I was one of the reviewers for that Hedgerow production, and I was frustrated with its lack of grounding in the past or message for our times. Cofta saw this play as wedging in a message about race where it didn’t belong.
I actually didn’t notice the race dimension in this production until the scene where Serebraykov announces that he plans to sell the property. And I really appreciated that moment of revelation. Throughout the show, the races of the actors didn’t really affect the way I was recieving the story. It felt like regular color-blind casting. But when Vanya loses his mind about having spent his whole life working to support Serebraykov, and Serebraykov’s relative cluelessness (why didn’t you give yourself a raise?) I realized that it was a strong choice to put black actors into the roles of Vanya and Sonya.
Valancy
Alex Burns’ response to Mark Cofta made the distinction between “color blind,” which this was not, and “racially aware” and I think if Serebryakov hadn’t been Sonya’s father or hadn’t been white, it would have been a stronger, clearer choice.

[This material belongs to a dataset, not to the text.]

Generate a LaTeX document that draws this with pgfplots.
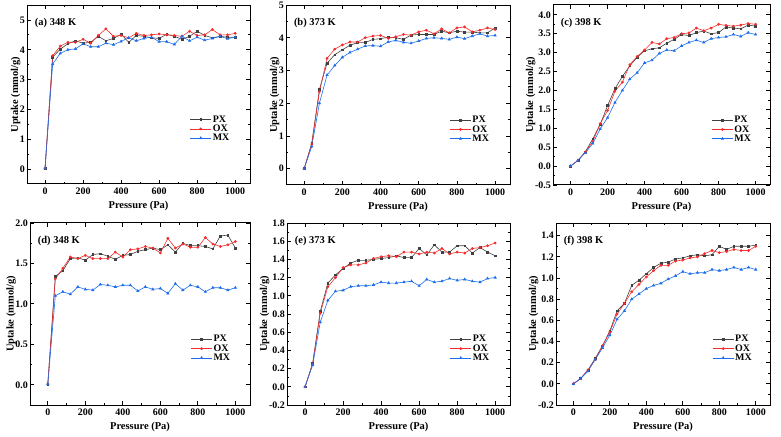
\documentclass[border=0pt]{standalone}
\usepackage{fontspec}
\setmainfont{Liberation Serif}
\usepackage{pgfplots}
\usepackage{pgfplotstable}
\pgfplotsset{compat=1.18}

\definecolor{cpx}{RGB}{64,64,64}
\definecolor{cox}{RGB}{245,45,45}
\definecolor{cmx}{RGB}{30,110,235}

% columns: pressure (Pa), PX, OX, MX
\pgfplotstableread{
p    px    ox    mx
0    0.03  0.03  0.03
40   3.75  3.80  3.52
80   4.02  4.12  3.88
120  4.20  4.25  4.00
160  4.30  4.25  4.03
200  4.22  4.35  4.20
240  4.25  4.22  4.10
280  4.45  4.48  4.10
320  4.30  4.70  4.22
360  4.38  4.45  4.17
400  4.52  4.48  4.28
440  4.25  4.40  4.40
480  4.48  4.55  4.30
520  4.45  4.48  4.38
560  4.40  4.50  4.42
600  4.38  4.53  4.27
640  4.52  4.50  4.27
680  4.45  4.48  4.18
720  4.35  4.45  4.45
760  4.45  4.62  4.30
800  4.62  4.48  4.42
840  4.48  4.50  4.32
880  4.40  4.68  4.38
920  4.45  4.50  4.45
960  4.42  4.50  4.37
1000 4.42  4.55  4.42
}\dataA

\pgfplotstableread{
p    px    ox    mx
0    0.00  0.00  0.00
40   0.78  0.75  0.68
80   2.42  2.35  2.00
120  3.22  3.37  2.86
160  3.48  3.65  3.15
200  3.63  3.78  3.40
240  3.77  3.87  3.55
280  3.85  3.87  3.65
320  3.85  4.00  3.75
360  3.95  4.05  3.76
400  3.97  4.07  3.74
440  4.02  3.98  3.87
480  4.00  4.03  3.92
520  3.95  4.10  3.86
560  4.08  4.08  3.83
600  4.10  4.18  3.90
640  4.10  4.23  3.98
680  4.10  4.12  4.00
720  4.20  4.27  3.98
760  4.15  4.15  3.95
800  4.20  4.30  4.02
840  4.17  4.33  3.97
880  4.17  4.18  4.05
920  4.15  4.23  4.12
960  4.15  4.30  4.05
1000 4.30  4.25  4.07
}\dataB

\pgfplotstableread{
p    px    ox    mx
0    0.00  0.00  0.00
40   0.15  0.15  0.15
80   0.38  0.37  0.35
120  0.72  0.65  0.60
160  1.10  1.12  0.98
200  1.60  1.47  1.28
240  2.05  1.98  1.68
280  2.37  2.22  2.00
320  2.65  2.68  2.30
360  2.88  2.90  2.47
400  3.05  3.07  2.73
440  3.10  3.27  2.80
480  3.13  3.23  2.98
520  3.25  3.37  3.07
560  3.35  3.40  3.05
600  3.48  3.50  3.18
640  3.45  3.52  3.27
680  3.53  3.65  3.33
720  3.57  3.58  3.27
760  3.50  3.65  3.37
800  3.53  3.75  3.40
840  3.68  3.72  3.42
880  3.65  3.70  3.48
920  3.63  3.73  3.43
960  3.73  3.77  3.53
1000 3.70  3.75  3.48
}\dataC

\pgfplotstableread{
p    px    ox    mx
0    0.01  0.01  0.01
40   1.34  1.31  1.10
80   1.41  1.44  1.15
120  1.56  1.58  1.12
160  1.57  1.56  1.21
200  1.54  1.60  1.18
240  1.61  1.56  1.17
280  1.62  1.56  1.24
320  1.59  1.56  1.23
360  1.55  1.64  1.21
400  1.60  1.58  1.23
440  1.61  1.67  1.23
480  1.65  1.68  1.16
520  1.67  1.71  1.21
560  1.69  1.69  1.18
600  1.67  1.63  1.19
640  1.73  1.81  1.13
680  1.64  1.69  1.25
720  1.75  1.74  1.17
760  1.72  1.70  1.23
800  1.72  1.70  1.21
840  1.71  1.82  1.15
880  1.68  1.74  1.20
920  1.84  1.71  1.20
960  1.85  1.73  1.17
1000 1.69  1.77  1.20
}\dataD

\pgfplotstableread{
p    px    ox    mx
0    0.00  0.00  0.00
40   0.26  0.25  0.24
80   0.83  0.81  0.71
120  1.14  1.10  0.95
160  1.23  1.20  1.05
200  1.30  1.31  1.06
240  1.36  1.34  1.10
280  1.39  1.34  1.11
320  1.39  1.36  1.11
360  1.40  1.41  1.12
400  1.41  1.43  1.15
440  1.42  1.44  1.14
480  1.44  1.43  1.14
520  1.42  1.48  1.15
560  1.42  1.48  1.16
600  1.52  1.46  1.11
640  1.45  1.48  1.18
680  1.56  1.47  1.15
720  1.48  1.52  1.16
760  1.48  1.46  1.19
800  1.55  1.48  1.17
840  1.55  1.47  1.18
880  1.47  1.52  1.16
920  1.53  1.53  1.15
960  1.48  1.55  1.19
1000 1.44  1.58  1.20
}\dataE

\pgfplotstableread{
p    px    ox    mx
0    0.00  0.00  0.00
40   0.05  0.05  0.05
80   0.13  0.13  0.12
120  0.24  0.23  0.23
160  0.36  0.36  0.34
200  0.50  0.49  0.46
240  0.69  0.66  0.61
280  0.76  0.76  0.69
320  0.93  0.87  0.80
360  0.98  0.94  0.85
400  1.04  1.01  0.90
440  1.10  1.07  0.93
480  1.14  1.12  0.95
520  1.15  1.12  0.99
560  1.18  1.16  1.02
600  1.19  1.17  1.06
640  1.21  1.19  1.04
680  1.22  1.20  1.05
720  1.21  1.23  1.05
760  1.22  1.26  1.08
800  1.30  1.24  1.07
840  1.27  1.25  1.08
880  1.30  1.27  1.10
920  1.30  1.26  1.08
960  1.30  1.26  1.10
1000 1.31  1.30  1.08
}\dataF

\pgfplotsset{
  panel/.style={
    scale only axis,
    anchor=south west,
    xmin=-95, xmax=1078,
    xtick={0,200,...,1000},
    minor x tick num=1,
    minor y tick num=1,
    tick align=inside,
    axis line style={line width=1pt},
    major tick length=4bp,
    minor tick length=2bp,
    every tick/.style={black, line width=0.8pt},
    tick label style={font=\fontsize{10}{11}\selectfont\bfseries},
    yticklabel style={inner sep=2pt},
    label style={font=\fontsize{10.5}{12}\selectfont\bfseries},
    /pgf/number format/assume math mode=true,
    /pgf/number format/1000 sep={},
    xlabel={Pressure (Pa)},
    ylabel={Uptake (mmol/g)},
    xlabel style={yshift=0bp},
    ylabel style={yshift=-6bp},
    legend style={draw=none, fill=none, anchor=north west,
      font=\fontsize{10}{10}\selectfont\bfseries,
      row sep=-1.2pt, inner sep=0pt,
      nodes={inner sep=1.2pt}},
    legend cell align=left,
    legend image code/.code={
      \draw[mark repeat=2, mark phase=2, ##1]
        plot coordinates {(0cm,0cm) (0.37cm,0cm) (0.74cm,0cm)};},
  },
  dec1/.style={yticklabel style={/pgf/number format/.cd, fixed, fixed zerofill, precision=1}},
  spx/.style={color=cpx, line width=0.6pt, mark=square*, mark size=0.9pt},
  sox/.style={color=cox, line width=0.6pt, mark=*, mark size=1.1pt},
  smx/.style={color=cmx, line width=0.6pt, mark=triangle*, mark size=1.3pt},
}

\newcommand{\tag}[1]{\node[anchor=west, font=\fontsize{10.5}{12}\selectfont\bfseries]
  at (rel axis cs:0.02,0.9) {#1};}

\begin{document}
\begin{tikzpicture}
\useasboundingbox (0,0) rectangle (781bp,437bp);

% (a)
\begin{axis}[panel, at={(27bp,253bp)}, width=223bp, height=179bp,
  ymin=-0.5, ymax=5.5, ytick={0,1,...,5},
  legend style={at={(rel axis cs:0.73,0.39)}}]
\addplot[spx] table[x=p, y=px] {\dataA};
\addplot[sox] table[x=p, y=ox] {\dataA};
\addplot[smx] table[x=p, y=mx] {\dataA};
\legend{PX,OX,MX}
\tag{(a) 348 K}
\end{axis}

% (b)
\begin{axis}[panel, at={(286bp,252bp)}, width=224bp, height=180bp,
  ymin=-0.5, ymax=5, ytick={0,1,...,5},
  legend style={at={(rel axis cs:0.73,0.39)}}]
\addplot[spx] table[x=p, y=px] {\dataB};
\addplot[sox] table[x=p, y=ox] {\dataB};
\addplot[smx] table[x=p, y=mx] {\dataB};
\legend{PX,OX,MX}
\tag{(b) 373 K}
\end{axis}

% (c)
\begin{axis}[panel, dec1, at={(553bp,252bp)}, width=217bp, height=180bp,
  ymin=-0.5, ymax=4.26, ytick={-0.5,0,...,4},
  legend style={at={(rel axis cs:0.73,0.39)}}]
\addplot[spx] table[x=p, y=px] {\dataC};
\addplot[sox] table[x=p, y=ox] {\dataC};
\addplot[smx] table[x=p, y=mx] {\dataC};
\legend{PX,OX,MX}
\tag{(c) 398 K}
\end{axis}

% (d)
\begin{axis}[panel, dec1, at={(30bp,32bp)}, width=220bp, height=182bp,
  ymin=-0.25, ymax=2.0, ytick={0,0.5,...,2.0},
  legend style={at={(rel axis cs:0.73,0.39)}}]
\addplot[spx] table[x=p, y=px] {\dataD};
\addplot[sox] table[x=p, y=ox] {\dataD};
\addplot[smx] table[x=p, y=mx] {\dataD};
\legend{PX,OX,MX}
\tag{(d) 348 K}
\end{axis}

% (e)
\begin{axis}[panel, dec1, at={(287bp,32bp)}, width=223bp, height=182bp,
  ymin=-0.2, ymax=1.8, ytick={-0.2,0,0.2,0.4,0.6,0.8,1.0,1.2,1.4,1.6,1.8},
  legend style={at={(rel axis cs:0.73,0.39)}}]
\addplot[spx] table[x=p, y=px] {\dataE};
\addplot[sox] table[x=p, y=ox] {\dataE};
\addplot[smx] table[x=p, y=mx] {\dataE};
\legend{PX,OX,MX}
\tag{(e) 373 K}
\end{axis}

% (f)
\begin{axis}[panel, dec1, at={(556bp,32bp)}, width=214bp, height=182bp,
  ymin=-0.2, ymax=1.52, ytick={-0.2,0,0.2,0.4,0.6,0.8,1.0,1.2,1.4},
  legend style={at={(rel axis cs:0.73,0.39)}}]
\addplot[spx] table[x=p, y=px] {\dataF};
\addplot[sox] table[x=p, y=ox] {\dataF};
\addplot[smx] table[x=p, y=mx] {\dataF};
\legend{PX,OX,MX}
\tag{(f) 398 K}
\end{axis}
\end{tikzpicture}
\end{document}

Of course, for that moment when Serebraykov reveals he’s selling the estate to work, he had to be white and privileged. Until I read Burns’ written response, I wasn’t sure how conscious and intentional the choice was though… something I wouldn’t have thought about had Sonya, Vanya and Maria not been related to one another, and Yeffim, the other black actor, not been a laborer. I thought back to the production of The Cherry Orchard I recently saw in New York, where the ex-serfs turned land-owners were African- American and it felt like a definite directorial choice.There was no question that race and background played a role in how the other characters viewed them. It would have been less confusing in this production of “Uncle Vanya” if there had been less of a familial divide, because I don’t think the choice added to the understanding of this particular production. I loved the diversity of the production, but I wasn’t sure about the clarity of Alex Burns’ statement.
Jane
I guess we are talking more about directing than the script.
Valancy
Yes; I think it all comes down to the vision of the director. At intermission, I turned to you and expressed complete faith in the production and marveled at some of those beautiful moments my production had lacked, but I felt some of it fell apart in the second half of the production. Chekhov’s Act 3 is always the most difficult because it’s when it all comes to a head and the gun comes out; if you miss the mark, or the emotion doesn’t seem particularly well-earned, the audience checks out.
And by having Sonya face out during a large portion of that dramatic “selling the estate” scene, I was distracted. It felt unreasonable that everyone seemed to notice her discontent and sorrow, even Yeffim the workman, but no one mentioned it. I think the power of that scene as written is that everyone is too wrapped up in their own lives and concerns to see the suffering of anyone else around them. It’s the tragedy and the comedy of Chekhov.